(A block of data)
#####
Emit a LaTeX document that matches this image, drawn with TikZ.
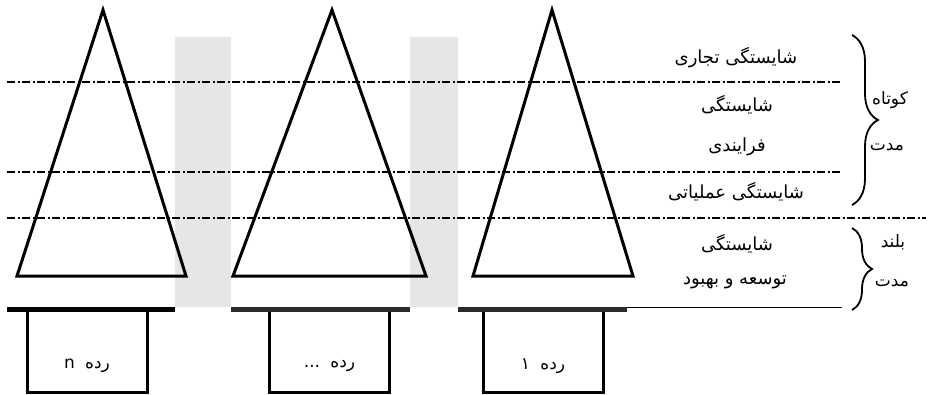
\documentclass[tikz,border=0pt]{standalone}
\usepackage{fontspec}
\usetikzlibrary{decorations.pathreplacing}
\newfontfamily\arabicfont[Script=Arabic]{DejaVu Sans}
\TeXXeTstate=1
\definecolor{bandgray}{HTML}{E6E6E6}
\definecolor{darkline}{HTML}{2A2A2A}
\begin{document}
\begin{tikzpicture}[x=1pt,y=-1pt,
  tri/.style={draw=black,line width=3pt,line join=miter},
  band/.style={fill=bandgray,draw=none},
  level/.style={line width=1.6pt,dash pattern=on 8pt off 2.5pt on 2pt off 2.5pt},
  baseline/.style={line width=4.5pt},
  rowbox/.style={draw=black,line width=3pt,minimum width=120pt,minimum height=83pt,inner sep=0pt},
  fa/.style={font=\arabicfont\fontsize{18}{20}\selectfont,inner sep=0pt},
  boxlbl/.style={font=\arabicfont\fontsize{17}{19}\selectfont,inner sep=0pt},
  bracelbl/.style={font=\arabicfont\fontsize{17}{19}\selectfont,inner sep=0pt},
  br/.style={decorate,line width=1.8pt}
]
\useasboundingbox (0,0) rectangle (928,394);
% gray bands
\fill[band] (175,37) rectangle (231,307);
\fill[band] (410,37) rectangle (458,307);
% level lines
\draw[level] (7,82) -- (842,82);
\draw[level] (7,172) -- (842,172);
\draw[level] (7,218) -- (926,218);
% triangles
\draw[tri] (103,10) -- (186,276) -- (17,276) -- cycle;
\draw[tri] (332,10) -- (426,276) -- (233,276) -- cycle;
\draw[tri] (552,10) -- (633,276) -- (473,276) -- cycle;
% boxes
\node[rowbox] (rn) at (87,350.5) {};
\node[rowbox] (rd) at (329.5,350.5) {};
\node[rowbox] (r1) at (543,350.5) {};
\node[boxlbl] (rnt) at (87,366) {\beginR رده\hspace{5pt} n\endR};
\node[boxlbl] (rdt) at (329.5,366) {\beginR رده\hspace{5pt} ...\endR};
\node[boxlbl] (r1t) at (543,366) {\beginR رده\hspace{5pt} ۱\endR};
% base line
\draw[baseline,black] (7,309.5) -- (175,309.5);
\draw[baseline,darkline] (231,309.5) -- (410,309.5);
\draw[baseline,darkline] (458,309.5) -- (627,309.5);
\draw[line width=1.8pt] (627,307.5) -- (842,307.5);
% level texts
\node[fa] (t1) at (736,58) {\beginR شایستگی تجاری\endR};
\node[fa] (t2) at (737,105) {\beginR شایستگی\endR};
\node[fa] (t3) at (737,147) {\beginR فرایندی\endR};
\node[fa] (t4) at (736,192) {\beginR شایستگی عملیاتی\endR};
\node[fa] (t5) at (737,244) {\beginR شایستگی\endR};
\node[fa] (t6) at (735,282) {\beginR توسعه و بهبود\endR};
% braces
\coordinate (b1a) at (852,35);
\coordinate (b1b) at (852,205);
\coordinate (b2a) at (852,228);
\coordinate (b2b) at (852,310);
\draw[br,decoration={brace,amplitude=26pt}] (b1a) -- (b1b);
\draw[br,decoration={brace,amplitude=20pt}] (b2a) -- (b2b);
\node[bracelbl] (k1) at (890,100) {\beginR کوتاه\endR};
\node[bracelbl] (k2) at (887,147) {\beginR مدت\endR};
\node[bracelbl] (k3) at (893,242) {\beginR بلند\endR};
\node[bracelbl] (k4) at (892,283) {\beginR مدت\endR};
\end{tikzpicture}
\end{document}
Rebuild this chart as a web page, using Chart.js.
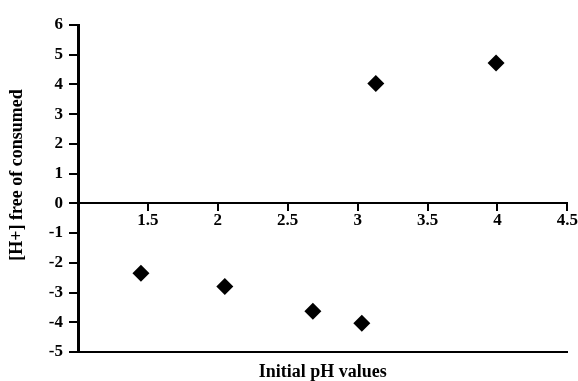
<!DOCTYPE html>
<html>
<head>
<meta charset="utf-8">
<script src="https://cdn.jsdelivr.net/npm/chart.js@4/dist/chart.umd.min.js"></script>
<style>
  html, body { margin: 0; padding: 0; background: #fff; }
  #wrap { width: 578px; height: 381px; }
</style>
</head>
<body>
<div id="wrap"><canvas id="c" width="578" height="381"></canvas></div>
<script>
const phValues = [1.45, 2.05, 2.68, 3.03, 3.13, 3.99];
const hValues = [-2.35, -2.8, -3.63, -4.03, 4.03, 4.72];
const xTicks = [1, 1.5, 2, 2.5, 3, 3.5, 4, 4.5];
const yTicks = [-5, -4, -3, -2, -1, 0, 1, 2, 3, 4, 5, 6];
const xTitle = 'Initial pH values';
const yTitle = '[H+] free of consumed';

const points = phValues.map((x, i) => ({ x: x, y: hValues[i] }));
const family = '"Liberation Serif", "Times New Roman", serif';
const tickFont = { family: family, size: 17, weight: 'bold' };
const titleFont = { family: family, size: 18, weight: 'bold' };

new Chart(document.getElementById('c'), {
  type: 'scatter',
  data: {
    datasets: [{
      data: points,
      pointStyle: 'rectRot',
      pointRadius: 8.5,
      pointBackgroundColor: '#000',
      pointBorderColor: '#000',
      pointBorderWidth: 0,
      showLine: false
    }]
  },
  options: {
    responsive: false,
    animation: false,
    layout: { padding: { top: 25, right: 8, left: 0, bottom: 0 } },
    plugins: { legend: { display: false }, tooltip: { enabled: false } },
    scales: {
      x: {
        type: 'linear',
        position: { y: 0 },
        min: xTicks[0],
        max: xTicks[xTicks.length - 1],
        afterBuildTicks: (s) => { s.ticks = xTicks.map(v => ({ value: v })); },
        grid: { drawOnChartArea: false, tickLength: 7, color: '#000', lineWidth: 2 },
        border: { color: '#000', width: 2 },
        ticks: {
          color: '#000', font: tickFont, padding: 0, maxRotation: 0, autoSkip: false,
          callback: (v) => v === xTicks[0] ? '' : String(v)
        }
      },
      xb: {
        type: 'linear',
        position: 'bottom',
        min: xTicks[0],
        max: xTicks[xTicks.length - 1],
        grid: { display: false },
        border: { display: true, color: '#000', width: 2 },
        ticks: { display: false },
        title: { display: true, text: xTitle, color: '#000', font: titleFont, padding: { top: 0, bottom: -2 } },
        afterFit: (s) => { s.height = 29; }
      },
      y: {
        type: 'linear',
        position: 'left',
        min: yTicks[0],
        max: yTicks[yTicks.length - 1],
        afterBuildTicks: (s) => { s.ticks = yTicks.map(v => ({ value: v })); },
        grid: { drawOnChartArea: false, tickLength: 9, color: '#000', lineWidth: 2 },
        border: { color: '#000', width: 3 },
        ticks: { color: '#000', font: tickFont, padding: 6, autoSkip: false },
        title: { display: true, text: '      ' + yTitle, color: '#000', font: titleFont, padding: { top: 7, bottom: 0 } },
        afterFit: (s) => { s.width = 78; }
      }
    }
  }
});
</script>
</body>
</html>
#####
* INSTRUCTION
Give back every line exactly as it stands, pictures excluded.

* RESULT OF THIS TASK
Emit a LaTeX document that matches this image, drawn with TikZ.
\documentclass[tikz,border=0pt]{standalone}
\usepackage{fontspec}
\usetikzlibrary{decorations.pathreplacing}
\newfontfamily\arabicfont[Script=Arabic]{DejaVu Sans}
\TeXXeTstate=1
\definecolor{bandgray}{HTML}{E6E6E6}
\definecolor{darkline}{HTML}{2A2A2A}
\begin{document}
\begin{tikzpicture}[x=1pt,y=-1pt,
  tri/.style={draw=black,line width=3pt,line join=miter},
  band/.style={fill=bandgray,draw=none},
  level/.style={line width=1.6pt,dash pattern=on 8pt off 2.5pt on 2pt off 2.5pt},
  baseline/.style={line width=4.5pt},
  rowbox/.style={draw=black,line width=3pt,minimum width=120pt,minimum height=83pt,inner sep=0pt},
  fa/.style={font=\arabicfont\fontsize{18}{20}\selectfont,inner sep=0pt},
  boxlbl/.style={font=\arabicfont\fontsize{17}{19}\selectfont,inner sep=0pt},
  bracelbl/.style={font=\arabicfont\fontsize{17}{19}\selectfont,inner sep=0pt},
  br/.style={decorate,line width=1.8pt}
]
\useasboundingbox (0,0) rectangle (928,394);
% gray bands
\fill[band] (175,37) rectangle (231,307);
\fill[band] (410,37) rectangle (458,307);
% level lines
\draw[level] (7,82) -- (842,82);
\draw[level] (7,172) -- (842,172);
\draw[level] (7,218) -- (926,218);
% triangles
\draw[tri] (103,10) -- (186,276) -- (17,276) -- cycle;
\draw[tri] (332,10) -- (426,276) -- (233,276) -- cycle;
\draw[tri] (552,10) -- (633,276) -- (473,276) -- cycle;
% boxes
\node[rowbox] (rn) at (87,350.5) {};
\node[rowbox] (rd) at (329.5,350.5) {};
\node[rowbox] (r1) at (543,350.5) {};
\node[boxlbl] (rnt) at (87,366) {\beginR رده\hspace{5pt} n\endR};
\node[boxlbl] (rdt) at (329.5,366) {\beginR رده\hspace{5pt} ...\endR};
\node[boxlbl] (r1t) at (543,366) {\beginR رده\hspace{5pt} ۱\endR};
% base line
\draw[baseline,black] (7,309.5) -- (175,309.5);
\draw[baseline,darkline] (231,309.5) -- (410,309.5);
\draw[baseline,darkline] (458,309.5) -- (627,309.5);
\draw[line width=1.8pt] (627,307.5) -- (842,307.5);
% level texts
\node[fa] (t1) at (736,58) {\beginR شایستگی تجاری\endR};
\node[fa] (t2) at (737,105) {\beginR شایستگی\endR};
\node[fa] (t3) at (737,147) {\beginR فرایندی\endR};
\node[fa] (t4) at (736,192) {\beginR شایستگی عملیاتی\endR};
\node[fa] (t5) at (737,244) {\beginR شایستگی\endR};
\node[fa] (t6) at (735,282) {\beginR توسعه و بهبود\endR};
% braces
\coordinate (b1a) at (852,35);
\coordinate (b1b) at (852,205);
\coordinate (b2a) at (852,228);
\coordinate (b2b) at (852,310);
\draw[br,decoration={brace,amplitude=26pt}] (b1a) -- (b1b);
\draw[br,decoration={brace,amplitude=20pt}] (b2a) -- (b2b);
\node[bracelbl] (k1) at (890,100) {\beginR کوتاه\endR};
\node[bracelbl] (k2) at (887,147) {\beginR مدت\endR};
\node[bracelbl] (k3) at (893,242) {\beginR بلند\endR};
\node[bracelbl] (k4) at (892,283) {\beginR مدت\endR};
\end{tikzpicture}
\end{document}
Rebuild this chart as a web page, using Chart.js.
<!DOCTYPE html>
<html>
<head>
<meta charset="utf-8">
<script src="https://cdn.jsdelivr.net/npm/chart.js@4/dist/chart.umd.min.js"></script>
<style>
  html, body { margin: 0; padding: 0; background: #fff; }
  #wrap { width: 578px; height: 381px; }
</style>
</head>
<body>
<div id="wrap"><canvas id="c" width="578" height="381"></canvas></div>
<script>
const phValues = [1.45, 2.05, 2.68, 3.03, 3.13, 3.99];
const hValues = [-2.35, -2.8, -3.63, -4.03, 4.03, 4.72];
const xTicks = [1, 1.5, 2, 2.5, 3, 3.5, 4, 4.5];
const yTicks = [-5, -4, -3, -2, -1, 0, 1, 2, 3, 4, 5, 6];
const xTitle = 'Initial pH values';
const yTitle = '[H+] free of consumed';

const points = phValues.map((x, i) => ({ x: x, y: hValues[i] }));
const family = '"Liberation Serif", "Times New Roman", serif';
const tickFont = { family: family, size: 17, weight: 'bold' };
const titleFont = { family: family, size: 18, weight: 'bold' };

new Chart(document.getElementById('c'), {
  type: 'scatter',
  data: {
    datasets: [{
      data: points,
      pointStyle: 'rectRot',
      pointRadius: 8.5,
      pointBackgroundColor: '#000',
      pointBorderColor: '#000',
      pointBorderWidth: 0,
      showLine: false
    }]
  },
  options: {
    responsive: false,
    animation: false,
    layout: { padding: { top: 25, right: 8, left: 0, bottom: 0 } },
    plugins: { legend: { display: false }, tooltip: { enabled: false } },
    scales: {
      x: {
        type: 'linear',
        position: { y: 0 },
        min: xTicks[0],
        max: xTicks[xTicks.length - 1],
        afterBuildTicks: (s) => { s.ticks = xTicks.map(v => ({ value: v })); },
        grid: { drawOnChartArea: false, tickLength: 7, color: '#000', lineWidth: 2 },
        border: { color: '#000', width: 2 },
        ticks: {
          color: '#000', font: tickFont, padding: 0, maxRotation: 0, autoSkip: false,
          callback: (v) => v === xTicks[0] ? '' : String(v)
        }
      },
      xb: {
        type: 'linear',
        position: 'bottom',
        min: xTicks[0],
        max: xTicks[xTicks.length - 1],
        grid: { display: false },
        border: { display: true, color: '#000', width: 2 },
        ticks: { display: false },
        title: { display: true, text: xTitle, color: '#000', font: titleFont, padding: { top: 0, bottom: -2 } },
        afterFit: (s) => { s.height = 29; }
      },
      y: {
        type: 'linear',
        position: 'left',
        min: yTicks[0],
        max: yTicks[yTicks.length - 1],
        afterBuildTicks: (s) => { s.ticks = yTicks.map(v => ({ value: v })); },
        grid: { drawOnChartArea: false, tickLength: 9, color: '#000', lineWidth: 2 },
        border: { color: '#000', width: 3 },
        ticks: { color: '#000', font: tickFont, padding: 6, autoSkip: false },
        title: { display: true, text: '      ' + yTitle, color: '#000', font: titleFont, padding: { top: 7, bottom: 0 } },
        afterFit: (s) => { s.width = 78; }
      }
    }
  }
});
</script>
</body>
</html>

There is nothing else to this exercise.